Konzertleben in Wien 1780–1830

WEAVE/FWF Projekt
Projektlaufzeit: 2023–2026
Leitung: John D. Wilson, PhD
Team: Cheston Humphries, BMus M.St. und Mary Kirchdorfer, MA

 

Wien war in den Jahrzehnten um 1800 Schauplatz vieler epochenmachender Ereignisse der Musikgeschichte. Ein Großteil des heutigen klassischen Konzertrepertoires war ursprünglich für Wien bestimmt und wurde dort zwischen 1780 und 1830 uraufgeführt. Dies steht in krassem Gegensatz zu unseren lückenhaften Kenntnissen über die konkreten Aufführungen in dieser Zeit: Sehr wenig ist darüber bekannt, welche Musik an welchem Ort mit durch welche Interpretierenden aufgeführt wurde. So überraschend diese Lücke auch erscheinen mag, so ist sie doch eine Folge einer spezifischen Situation in Wien: Bis 1831 gab es in der Stadt keinen dedizierten öffentlichen Konzertraum. Individuen, die ein Konzert veranstalten wollten, mussten daher entweder eines der Theater an den wenigen spielfreien Tagen im Jahr buchen, oder einen der Multifunktionssäle der Stadt (wie Cafés und Restaurants) mieten. Diese Aufführungen wurden jedoch zahlenmäßig von den privaten und halbprivaten Hauskonzerten bei musikbegeisterten Aristokraten und wohlhabenden Bürger in den Schatten gestellt, deren Zuhörerzahl in die Hunderte gehen konnte. Nur für die großen Theater und Festsäle der Hofburg gibt es bislang verlässliche Daten.

Das internationale Projekt „Konzertleben in Wien 1780–1830“ will diese Forschungslücke sowohl durch eine Neuauswertung bisher gesammelter Konzertdaten als auch durch eine umfassende Auswertung neuer Quellen schließen. Dazu gehören umfangreiche private Dokumente von Wiener Bürgern und Adeligen, aber auch Familienarchive bedeutender Mäzene wie der Familie Deym oder der Familie Schwarzenberg sowie bisher nicht erschlossenes Verwaltungsmaterial.

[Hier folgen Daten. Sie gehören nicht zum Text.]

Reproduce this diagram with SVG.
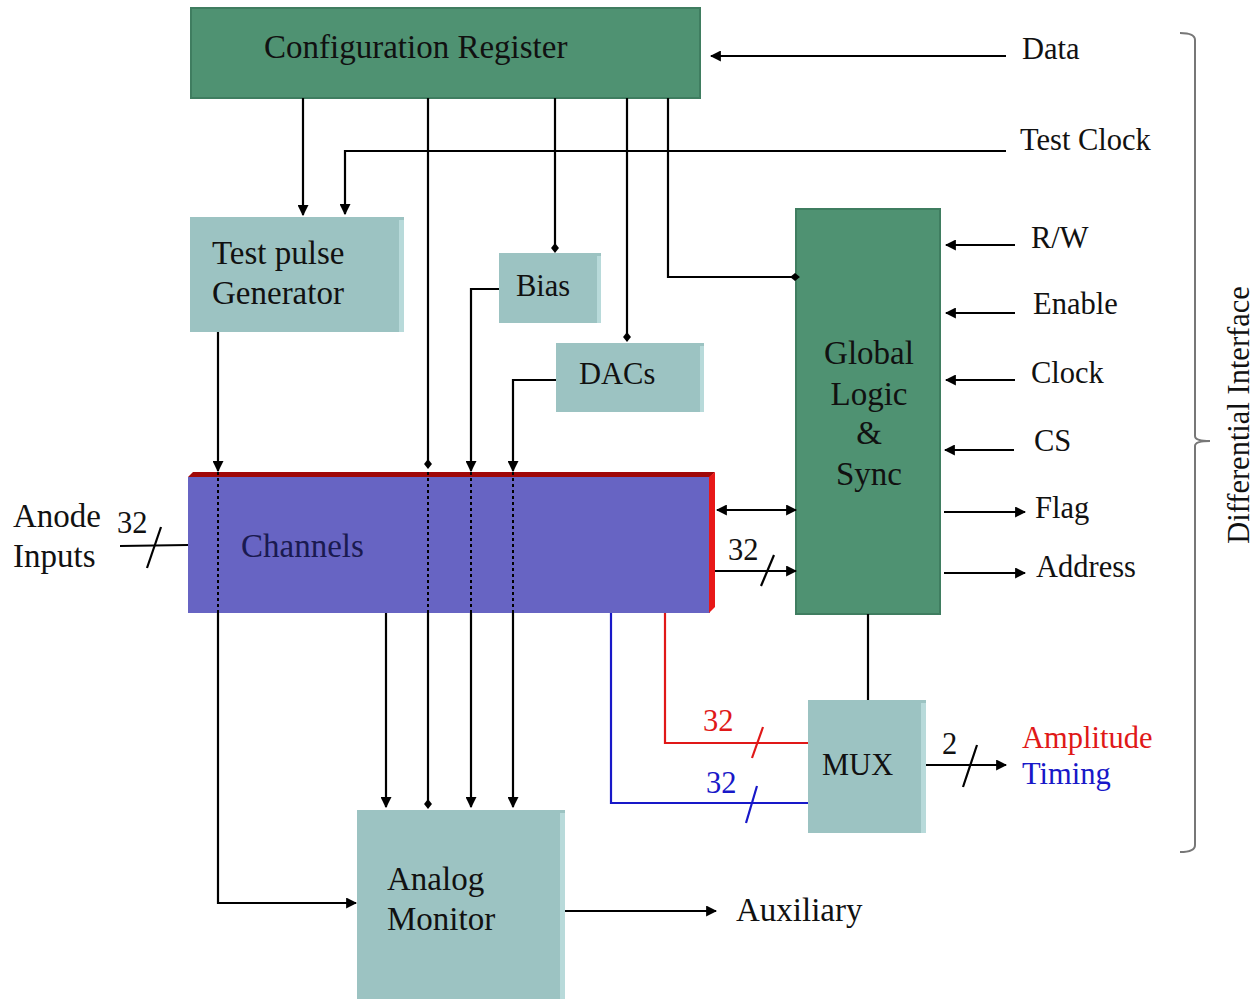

Parallel dazu wird ein Team von systematischen Musikwissenschaftler*innen der TU Berlin die ca. 50 wichtigsten Aufführungsräume in Wien insbesondere hinsichtlich ihrer Architektur, der Anordnung von Musikern und Publikum und ihrer raumakustischen Bedingungen untersuchen. Für jeden dieser Räume wird das Team die Akustik für den historischen Zustand mithilfe von Messungen in den noch erhaltenen Räumen sowie 3D-Modellen und raumakustischen Simulationen für die nicht mehr erhaltenen Räume rekonstruieren. Diese neu erhobenen Daten werden eine Vielzahl von Möglichkeiten eröffnen, alte Forschungsfragen neu zu bewerten: etwa die sich wandelnde Rolle des Adels für Musikaufführungen in Wien, die Beliebtheit verschiedener Repertoires und die Interdependenz von Raumakustik, Komposition, Aufführung und Rezeption.